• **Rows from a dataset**
++++++++++

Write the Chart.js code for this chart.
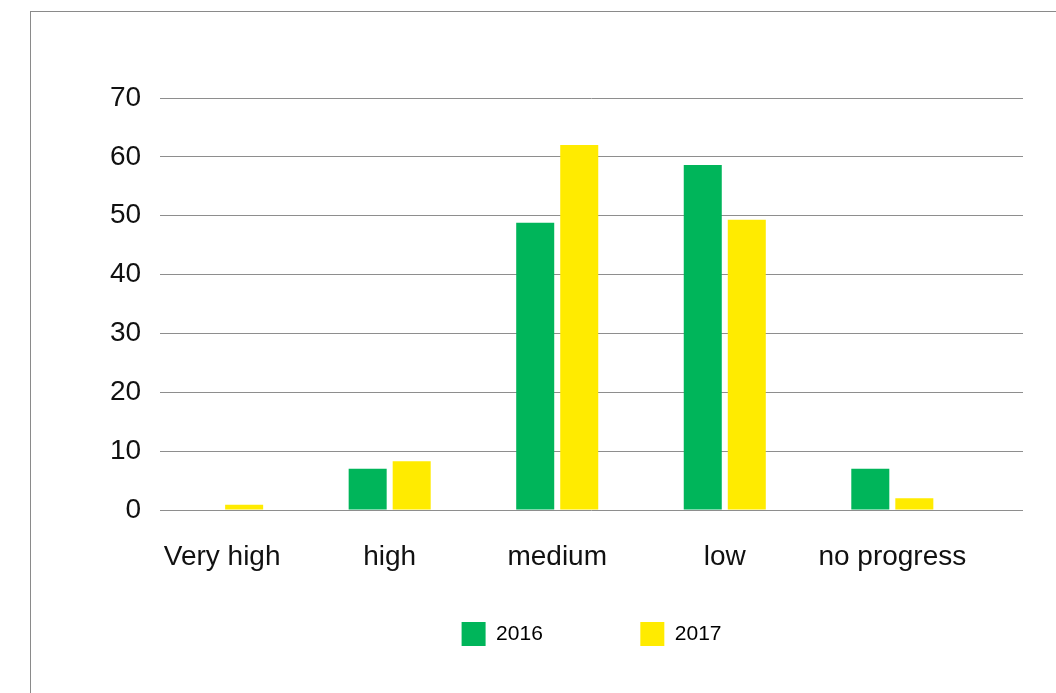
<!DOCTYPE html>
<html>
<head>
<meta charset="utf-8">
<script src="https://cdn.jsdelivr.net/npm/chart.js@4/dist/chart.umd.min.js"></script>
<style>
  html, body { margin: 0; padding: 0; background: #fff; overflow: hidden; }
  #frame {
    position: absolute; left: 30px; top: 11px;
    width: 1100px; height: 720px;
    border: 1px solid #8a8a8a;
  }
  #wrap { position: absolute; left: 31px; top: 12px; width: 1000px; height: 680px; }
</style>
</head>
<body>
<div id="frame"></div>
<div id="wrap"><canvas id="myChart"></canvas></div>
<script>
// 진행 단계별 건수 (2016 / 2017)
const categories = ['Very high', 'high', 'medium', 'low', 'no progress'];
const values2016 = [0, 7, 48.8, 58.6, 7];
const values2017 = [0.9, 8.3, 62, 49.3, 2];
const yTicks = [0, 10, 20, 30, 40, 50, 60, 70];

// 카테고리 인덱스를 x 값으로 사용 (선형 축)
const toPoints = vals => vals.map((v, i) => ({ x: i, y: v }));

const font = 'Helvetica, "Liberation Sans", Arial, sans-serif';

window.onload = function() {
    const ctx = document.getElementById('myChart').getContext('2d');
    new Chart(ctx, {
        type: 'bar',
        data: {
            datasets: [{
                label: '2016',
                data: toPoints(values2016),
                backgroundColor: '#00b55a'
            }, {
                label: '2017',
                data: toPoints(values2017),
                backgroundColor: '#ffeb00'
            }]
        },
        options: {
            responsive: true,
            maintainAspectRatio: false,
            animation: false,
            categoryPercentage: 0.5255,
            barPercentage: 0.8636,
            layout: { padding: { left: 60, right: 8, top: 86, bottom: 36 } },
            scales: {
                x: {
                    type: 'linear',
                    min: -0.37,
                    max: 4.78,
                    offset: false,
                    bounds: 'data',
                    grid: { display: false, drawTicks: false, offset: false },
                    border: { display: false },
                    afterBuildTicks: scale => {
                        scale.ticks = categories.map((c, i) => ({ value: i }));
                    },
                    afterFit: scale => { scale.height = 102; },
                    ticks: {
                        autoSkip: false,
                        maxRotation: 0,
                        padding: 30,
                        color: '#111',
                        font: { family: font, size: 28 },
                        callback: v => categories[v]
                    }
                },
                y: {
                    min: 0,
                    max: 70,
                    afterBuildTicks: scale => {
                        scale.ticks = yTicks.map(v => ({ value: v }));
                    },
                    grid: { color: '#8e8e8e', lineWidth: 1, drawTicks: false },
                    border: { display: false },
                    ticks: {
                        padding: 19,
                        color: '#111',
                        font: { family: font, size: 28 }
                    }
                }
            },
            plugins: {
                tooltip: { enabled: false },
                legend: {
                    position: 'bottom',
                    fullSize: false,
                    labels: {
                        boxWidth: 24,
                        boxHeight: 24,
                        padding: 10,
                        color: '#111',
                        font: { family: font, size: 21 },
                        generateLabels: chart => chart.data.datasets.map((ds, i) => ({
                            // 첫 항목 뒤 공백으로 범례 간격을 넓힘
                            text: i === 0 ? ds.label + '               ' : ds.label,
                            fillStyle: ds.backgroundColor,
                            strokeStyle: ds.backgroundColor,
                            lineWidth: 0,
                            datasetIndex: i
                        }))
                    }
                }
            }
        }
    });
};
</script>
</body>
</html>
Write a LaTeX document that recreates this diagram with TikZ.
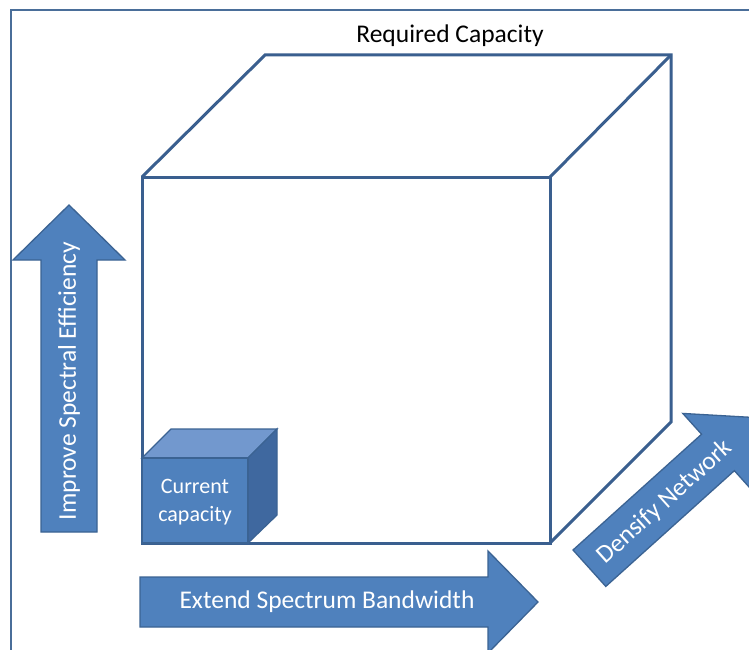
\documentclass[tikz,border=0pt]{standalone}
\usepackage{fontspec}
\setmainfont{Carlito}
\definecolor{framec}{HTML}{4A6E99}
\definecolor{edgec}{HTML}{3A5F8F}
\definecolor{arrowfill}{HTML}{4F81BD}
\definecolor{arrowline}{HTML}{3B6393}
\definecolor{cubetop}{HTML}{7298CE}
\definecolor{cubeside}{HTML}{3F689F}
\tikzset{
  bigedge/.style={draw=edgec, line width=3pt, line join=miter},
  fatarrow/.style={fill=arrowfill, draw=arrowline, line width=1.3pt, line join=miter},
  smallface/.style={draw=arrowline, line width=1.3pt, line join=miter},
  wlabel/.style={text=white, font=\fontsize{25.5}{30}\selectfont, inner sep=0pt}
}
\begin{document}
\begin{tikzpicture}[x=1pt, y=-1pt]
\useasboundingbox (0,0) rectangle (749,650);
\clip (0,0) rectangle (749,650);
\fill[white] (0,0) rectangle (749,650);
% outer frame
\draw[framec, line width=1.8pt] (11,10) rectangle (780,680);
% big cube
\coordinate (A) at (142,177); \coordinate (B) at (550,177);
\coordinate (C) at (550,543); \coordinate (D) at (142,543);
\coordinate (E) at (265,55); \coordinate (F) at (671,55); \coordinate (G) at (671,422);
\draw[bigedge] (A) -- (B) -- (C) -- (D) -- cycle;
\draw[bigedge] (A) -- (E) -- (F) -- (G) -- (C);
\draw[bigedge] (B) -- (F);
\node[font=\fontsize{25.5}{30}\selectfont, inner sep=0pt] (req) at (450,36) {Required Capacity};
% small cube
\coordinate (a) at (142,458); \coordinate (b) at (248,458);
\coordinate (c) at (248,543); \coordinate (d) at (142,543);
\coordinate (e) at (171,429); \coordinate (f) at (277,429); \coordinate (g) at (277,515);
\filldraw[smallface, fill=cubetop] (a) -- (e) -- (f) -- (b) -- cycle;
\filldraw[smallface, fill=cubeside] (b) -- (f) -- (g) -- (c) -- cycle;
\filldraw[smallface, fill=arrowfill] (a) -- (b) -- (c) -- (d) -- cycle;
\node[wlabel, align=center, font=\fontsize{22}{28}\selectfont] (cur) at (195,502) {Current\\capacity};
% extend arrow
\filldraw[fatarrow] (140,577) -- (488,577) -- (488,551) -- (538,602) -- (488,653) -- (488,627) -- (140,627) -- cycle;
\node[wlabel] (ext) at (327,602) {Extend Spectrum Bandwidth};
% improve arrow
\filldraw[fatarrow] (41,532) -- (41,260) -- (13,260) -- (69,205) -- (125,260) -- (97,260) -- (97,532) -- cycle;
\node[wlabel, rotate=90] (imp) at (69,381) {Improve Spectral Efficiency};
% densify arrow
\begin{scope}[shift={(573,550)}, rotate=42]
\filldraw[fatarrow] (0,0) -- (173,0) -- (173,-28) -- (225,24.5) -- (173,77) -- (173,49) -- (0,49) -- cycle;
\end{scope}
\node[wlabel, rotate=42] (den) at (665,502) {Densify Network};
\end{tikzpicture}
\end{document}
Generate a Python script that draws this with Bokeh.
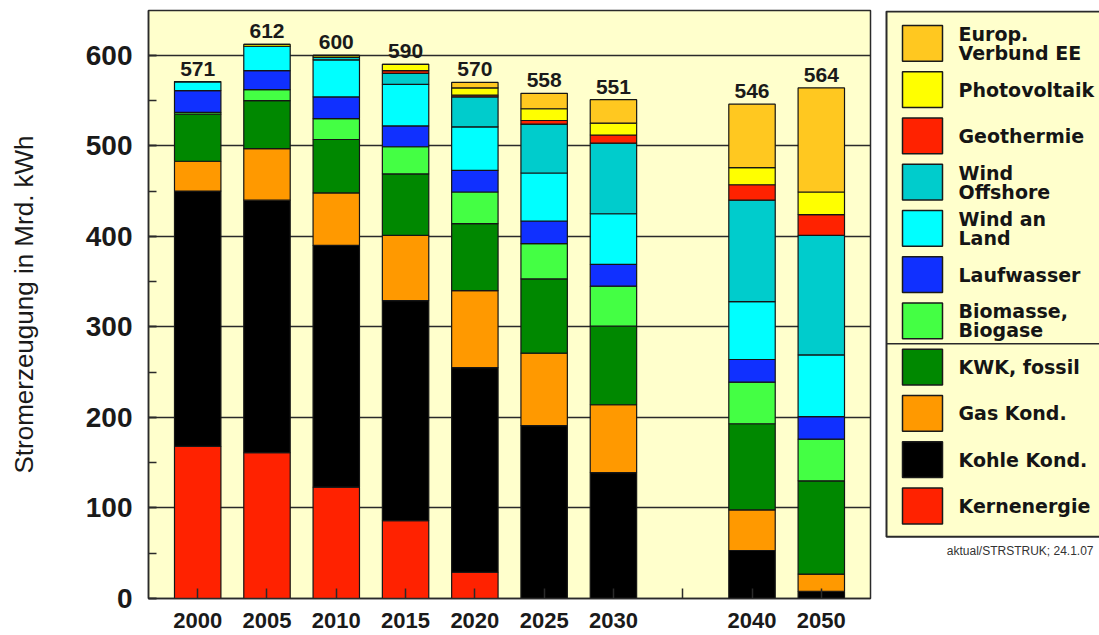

++++++++++

• **WHAT THE TASK REQUIRES**
Write out the records above once more, word for word, with no pictures.

• **CORRECT ANSWER**
Write the Chart.js code for this chart.
<!DOCTYPE html>
<html>
<head>
<meta charset="utf-8">
<script src="https://cdn.jsdelivr.net/npm/chart.js@4/dist/chart.umd.min.js"></script>
<style>
  html, body { margin: 0; padding: 0; background: #fff; overflow: hidden; }
  #frame {
    position: absolute; left: 30px; top: 11px;
    width: 1100px; height: 720px;
    border: 1px solid #8a8a8a;
  }
  #wrap { position: absolute; left: 31px; top: 12px; width: 1000px; height: 680px; }
</style>
</head>
<body>
<div id="frame"></div>
<div id="wrap"><canvas id="myChart"></canvas></div>
<script>
// 진행 단계별 건수 (2016 / 2017)
const categories = ['Very high', 'high', 'medium', 'low', 'no progress'];
const values2016 = [0, 7, 48.8, 58.6, 7];
const values2017 = [0.9, 8.3, 62, 49.3, 2];
const yTicks = [0, 10, 20, 30, 40, 50, 60, 70];

// 카테고리 인덱스를 x 값으로 사용 (선형 축)
const toPoints = vals => vals.map((v, i) => ({ x: i, y: v }));

const font = 'Helvetica, "Liberation Sans", Arial, sans-serif';

window.onload = function() {
    const ctx = document.getElementById('myChart').getContext('2d');
    new Chart(ctx, {
        type: 'bar',
        data: {
            datasets: [{
                label: '2016',
                data: toPoints(values2016),
                backgroundColor: '#00b55a'
            }, {
                label: '2017',
                data: toPoints(values2017),
                backgroundColor: '#ffeb00'
            }]
        },
        options: {
            responsive: true,
            maintainAspectRatio: false,
            animation: false,
            categoryPercentage: 0.5255,
            barPercentage: 0.8636,
            layout: { padding: { left: 60, right: 8, top: 86, bottom: 36 } },
            scales: {
                x: {
                    type: 'linear',
                    min: -0.37,
                    max: 4.78,
                    offset: false,
                    bounds: 'data',
                    grid: { display: false, drawTicks: false, offset: false },
                    border: { display: false },
                    afterBuildTicks: scale => {
                        scale.ticks = categories.map((c, i) => ({ value: i }));
                    },
                    afterFit: scale => { scale.height = 102; },
                    ticks: {
                        autoSkip: false,
                        maxRotation: 0,
                        padding: 30,
                        color: '#111',
                        font: { family: font, size: 28 },
                        callback: v => categories[v]
                    }
                },
                y: {
                    min: 0,
                    max: 70,
                    afterBuildTicks: scale => {
                        scale.ticks = yTicks.map(v => ({ value: v }));
                    },
                    grid: { color: '#8e8e8e', lineWidth: 1, drawTicks: false },
                    border: { display: false },
                    ticks: {
                        padding: 19,
                        color: '#111',
                        font: { family: font, size: 28 }
                    }
                }
            },
            plugins: {
                tooltip: { enabled: false },
                legend: {
                    position: 'bottom',
                    fullSize: false,
                    labels: {
                        boxWidth: 24,
                        boxHeight: 24,
                        padding: 10,
                        color: '#111',
                        font: { family: font, size: 21 },
                        generateLabels: chart => chart.data.datasets.map((ds, i) => ({
                            // 첫 항목 뒤 공백으로 범례 간격을 넓힘
                            text: i === 0 ? ds.label + '               ' : ds.label,
                            fillStyle: ds.backgroundColor,
                            strokeStyle: ds.backgroundColor,
                            lineWidth: 0,
                            datasetIndex: i
                        }))
                    }
                }
            }
        }
    });
};
</script>
</body>
</html>
Write a LaTeX document that recreates this diagram with TikZ.
\documentclass[tikz,border=0pt]{standalone}
\usepackage{fontspec}
\setmainfont{Carlito}
\definecolor{framec}{HTML}{4A6E99}
\definecolor{edgec}{HTML}{3A5F8F}
\definecolor{arrowfill}{HTML}{4F81BD}
\definecolor{arrowline}{HTML}{3B6393}
\definecolor{cubetop}{HTML}{7298CE}
\definecolor{cubeside}{HTML}{3F689F}
\tikzset{
  bigedge/.style={draw=edgec, line width=3pt, line join=miter},
  fatarrow/.style={fill=arrowfill, draw=arrowline, line width=1.3pt, line join=miter},
  smallface/.style={draw=arrowline, line width=1.3pt, line join=miter},
  wlabel/.style={text=white, font=\fontsize{25.5}{30}\selectfont, inner sep=0pt}
}
\begin{document}
\begin{tikzpicture}[x=1pt, y=-1pt]
\useasboundingbox (0,0) rectangle (749,650);
\clip (0,0) rectangle (749,650);
\fill[white] (0,0) rectangle (749,650);
% outer frame
\draw[framec, line width=1.8pt] (11,10) rectangle (780,680);
% big cube
\coordinate (A) at (142,177); \coordinate (B) at (550,177);
\coordinate (C) at (550,543); \coordinate (D) at (142,543);
\coordinate (E) at (265,55); \coordinate (F) at (671,55); \coordinate (G) at (671,422);
\draw[bigedge] (A) -- (B) -- (C) -- (D) -- cycle;
\draw[bigedge] (A) -- (E) -- (F) -- (G) -- (C);
\draw[bigedge] (B) -- (F);
\node[font=\fontsize{25.5}{30}\selectfont, inner sep=0pt] (req) at (450,36) {Required Capacity};
% small cube
\coordinate (a) at (142,458); \coordinate (b) at (248,458);
\coordinate (c) at (248,543); \coordinate (d) at (142,543);
\coordinate (e) at (171,429); \coordinate (f) at (277,429); \coordinate (g) at (277,515);
\filldraw[smallface, fill=cubetop] (a) -- (e) -- (f) -- (b) -- cycle;
\filldraw[smallface, fill=cubeside] (b) -- (f) -- (g) -- (c) -- cycle;
\filldraw[smallface, fill=arrowfill] (a) -- (b) -- (c) -- (d) -- cycle;
\node[wlabel, align=center, font=\fontsize{22}{28}\selectfont] (cur) at (195,502) {Current\\capacity};
% extend arrow
\filldraw[fatarrow] (140,577) -- (488,577) -- (488,551) -- (538,602) -- (488,653) -- (488,627) -- (140,627) -- cycle;
\node[wlabel] (ext) at (327,602) {Extend Spectrum Bandwidth};
% improve arrow
\filldraw[fatarrow] (41,532) -- (41,260) -- (13,260) -- (69,205) -- (125,260) -- (97,260) -- (97,532) -- cycle;
\node[wlabel, rotate=90] (imp) at (69,381) {Improve Spectral Efficiency};
% densify arrow
\begin{scope}[shift={(573,550)}, rotate=42]
\filldraw[fatarrow] (0,0) -- (173,0) -- (173,-28) -- (225,24.5) -- (173,77) -- (173,49) -- (0,49) -- cycle;
\end{scope}
\node[wlabel, rotate=42] (den) at (665,502) {Densify Network};
\end{tikzpicture}
\end{document}
Generate a Python script that draws this with Bokeh.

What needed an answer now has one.